> **Provided material**:
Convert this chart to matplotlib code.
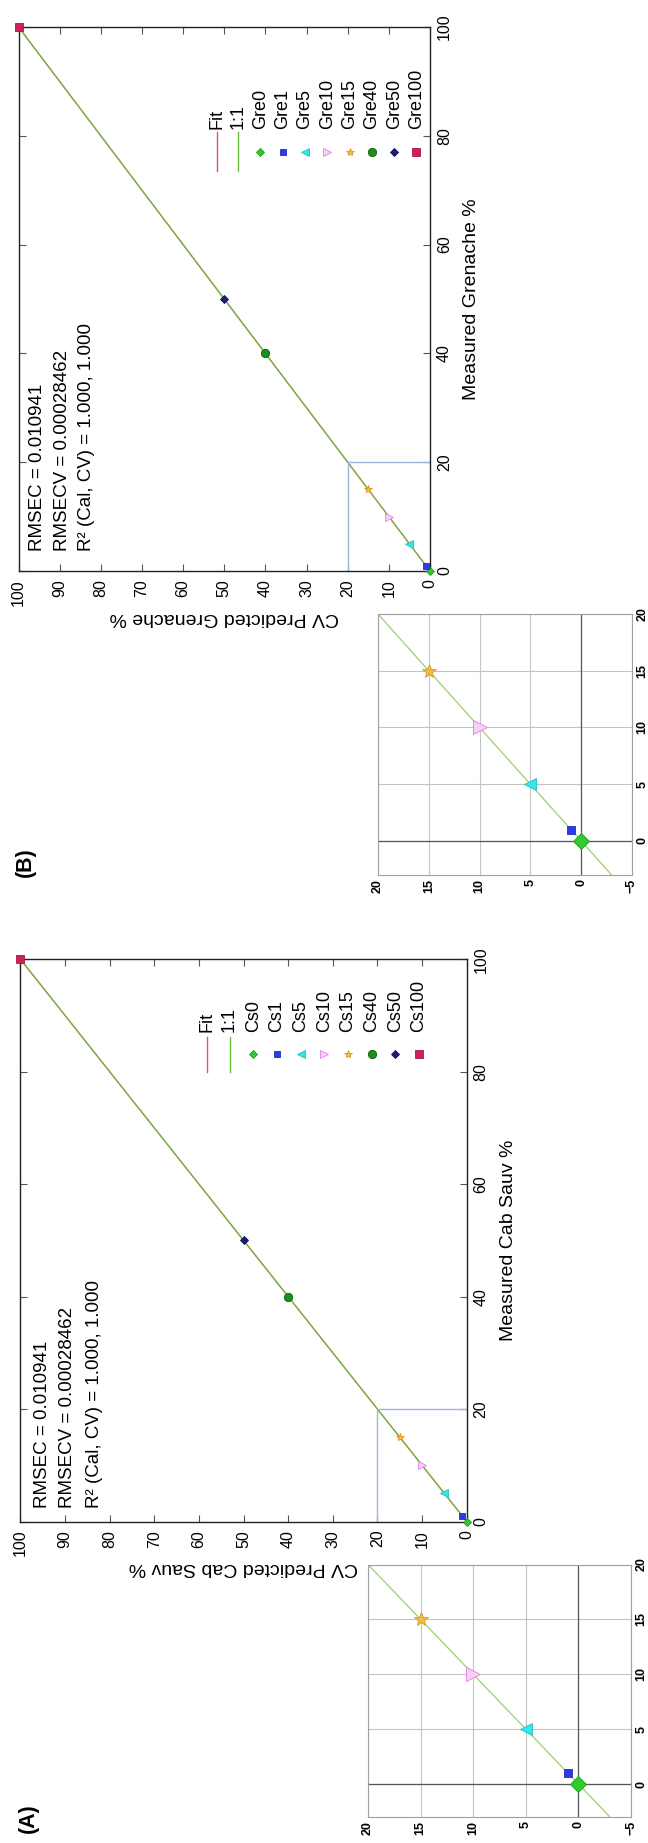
import matplotlib
matplotlib.use('Agg')
import matplotlib.pyplot as plt

plt.rcParams['font.family'] = ['Liberation Sans', 'DejaVu Sans']

measured = [0, 1, 5, 10, 15, 40, 50, 100]
predicted = [0, 1, 5, 10, 15, 40, 50, 100]
cs_names = ['Cs0', 'Cs1', 'Cs5', 'Cs10', 'Cs15', 'Cs40', 'Cs50', 'Cs100']
gre_names = ['Gre0', 'Gre1', 'Gre5', 'Gre10', 'Gre15', 'Gre40', 'Gre50', 'Gre100']
stats = ['RMSEC = 0.010941', 'RMSECV = 0.00028462', 'R\u00b2 (Cal, CV) = 1.000, 1.000']
main_ticks = [0, 10, 20, 30, 40, 50, 60, 70, 80, 90, 100]
meas_ticks = [0, 20, 40, 60, 80, 100]
inset_xticks = [-5, 0, 5, 10, 15, 20]
inset_yticks = [0, 5, 10, 15, 20]

# marker, face, edge, main size, inset size
styles = [('D', '#2fcc2f', '#1d9a1d', 4.5, 8),
          ('s', '#2b3bea', '#1f2cc0', 5, 6),
          ('<', '#35e6e6', '#20c0c0', 6, 8),
          ('>', '#f7d0f7', '#e27fe2', 6, 10),
          ('*', '#f2bb45', '#d99a20', 6, 10),
          ('o', '#1b8f1b', '#0f5f0f', 6, 7),
          ('D', '#1c1c7c', '#10105a', 4.5, 7),
          ('s', '#cc2255', '#a01840', 6, 7)]

fit_col = '#e05566'
one_col = '#6cc040'
box_col = '#9fb3dd'

fig = plt.figure(figsize=(6.48, 18.43), dpi=100)


def panel(rect, inset_rect, names, xlab, ylab, leg, txt_x, txt_y):
    ax = fig.add_axes(rect)
    ax.plot([0, 100], [0, 100], color=fit_col, lw=0.9)
    ax.plot([0, 100], [0, 100], color=one_col, lw=1.0, alpha=0.9)
    ax.plot([20, 20, 0], [0, 20, 20], color=box_col, lw=1.0)
    for i in range(len(measured)):
        m, fc, ec, ms, _ = styles[i]
        ax.plot(predicted[i], measured[i], marker=m, ms=ms, mfc=fc, mec=ec,
                mew=0.6, ls='none', clip_on=False, zorder=5)
    ax.set_xlim(100, 0)
    ax.set_ylim(0, 100)
    ax.set_xticks(main_ticks)
    ax.set_yticks(meas_ticks)
    ax.tick_params(direction='in', length=5, width=0.8, color='#555555',
                   top=True, right=True, left=True, bottom=True,
                   labelleft=False, labelright=True, labelsize=11.5, pad=6)
    ax.tick_params(axis='x', labelrotation=90)
    ax.tick_params(axis='y', labelrotation=90, pad=5)
    for t in ax.get_yticklabels():
        t.set_va('center')
    for s in ax.spines.values():
        s.set_color('#222222')
        s.set_linewidth(1.0)
    ax.yaxis.set_label_position('right')
    ax.set_ylabel(ylab, fontsize=14, rotation=90, labelpad=8)
    ax.set_xlabel(xlab, fontsize=14, rotation=180, labelpad=2)

    for k, s in enumerate(stats):
        ax.text(txt_x[k], txt_y, s, transform=ax.transAxes, rotation=90,
                ha='center', va='bottom', fontsize=13.5)

    # legend drawn by hand so it can be turned with the rest of the page
    lx0, lstep, ty, my, l0, l1 = leg
    ax.plot([lx0, lx0], [l0, l1], color=fit_col, lw=1.0, transform=ax.transAxes)
    ax.text(lx0, ty, 'Fit', transform=ax.transAxes, rotation=90,
            ha='center', va='bottom', fontsize=13)
    x1 = lx0 + lstep * 0.95
    ax.plot([x1, x1], [l0, l1], color=one_col, lw=1.0, transform=ax.transAxes)
    ax.text(x1, ty, '1:1', transform=ax.transAxes, rotation=90,
            ha='center', va='bottom', fontsize=13)
    for i, name in enumerate(names):
        m, fc, ec, ms, _ = styles[i]
        xx = x1 + lstep * (i + 1)
        ax.plot([xx], [my], marker=m, ms=ms, mfc=fc, mec=ec, mew=0.6,
                transform=ax.transAxes, ls='none')
        ax.text(xx, ty, name, transform=ax.transAxes, rotation=90,
                ha='center', va='bottom', fontsize=13)

    ai = fig.add_axes(inset_rect)
    ai.plot([-5, 25], [-5, 25], color='#a3d47f', lw=1.0, zorder=2)
    ai.axvline(0, color='#555555', lw=0.9, zorder=1)
    ai.axhline(0, color='#555555', lw=0.9, zorder=1)
    for i in range(len(measured)):
        m, fc, ec, _, ms = styles[i]
        ai.plot(predicted[i], measured[i], marker=m, ms=ms, mfc=fc, mec=ec,
                mew=0.6, ls='none', zorder=5)
    ai.set_xlim(20, -5)
    ai.set_ylim(-3, 20)
    ai.set_xticks(inset_xticks)
    ai.set_yticks(inset_yticks)
    ai.grid(True, color='#c4c4c4', lw=0.8)
    ai.set_axisbelow(True)
    ai.tick_params(length=0, labelleft=False, labelright=True, labelsize=9, pad=3)
    ai.tick_params(axis='x', labelrotation=90)
    ai.tick_params(axis='y', labelrotation=90)
    for t in ai.get_xticklabels() + ai.get_yticklabels():
        t.set_fontweight('bold')
    for t in ai.get_yticklabels():
        t.set_va('center')
    for s in ai.spines.values():
        s.set_color('#a0a0a0')
        s.set_linewidth(0.8)
    return ax


panel([0.0316, 0.17444, 0.6886, 0.30505], [0.5679, 0.01411, 0.4059, 0.137],
      cs_names, 'CV Predicted Cab Sauv %', 'Measured Cab Sauv %',
      (0.418, 0.0531, 0.871, 0.832, 0.862, 0.800),
      [0.050, 0.106, 0.167], 0.024)

panel([0.02855, 0.69018, 0.635, 0.29517], [0.5833, 0.52523, 0.392, 0.1416],
      gre_names, 'CV Predicted Grenache %', 'Measured Grenache %',
      (0.482, 0.0542, 0.8125, 0.770, 0.807, 0.735),
      [0.045, 0.106, 0.166], 0.037)

fig.text(0.0432, 0.01356, '(A)', rotation=90, ha='center', va='center',
         fontsize=15.5, fontweight='bold')
fig.text(0.0386, 0.5323, '(B)', rotation=90, ha='center', va='center',
         fontsize=15.5, fontweight='bold')

fig.savefig('out.png', dpi=100)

> **Given exercise**: Go from the first line of the listing to the line holding "plt.rcParams['font.family'] = ['Liberation" and, please, transcribe those lines exactly, both included, with no pictures.

> **Written reply**:
Convert this chart to matplotlib code.
import matplotlib
matplotlib.use('Agg')
import matplotlib.pyplot as plt

plt.rcParams['font.family'] = ['Liberation Sans', 'DejaVu Sans']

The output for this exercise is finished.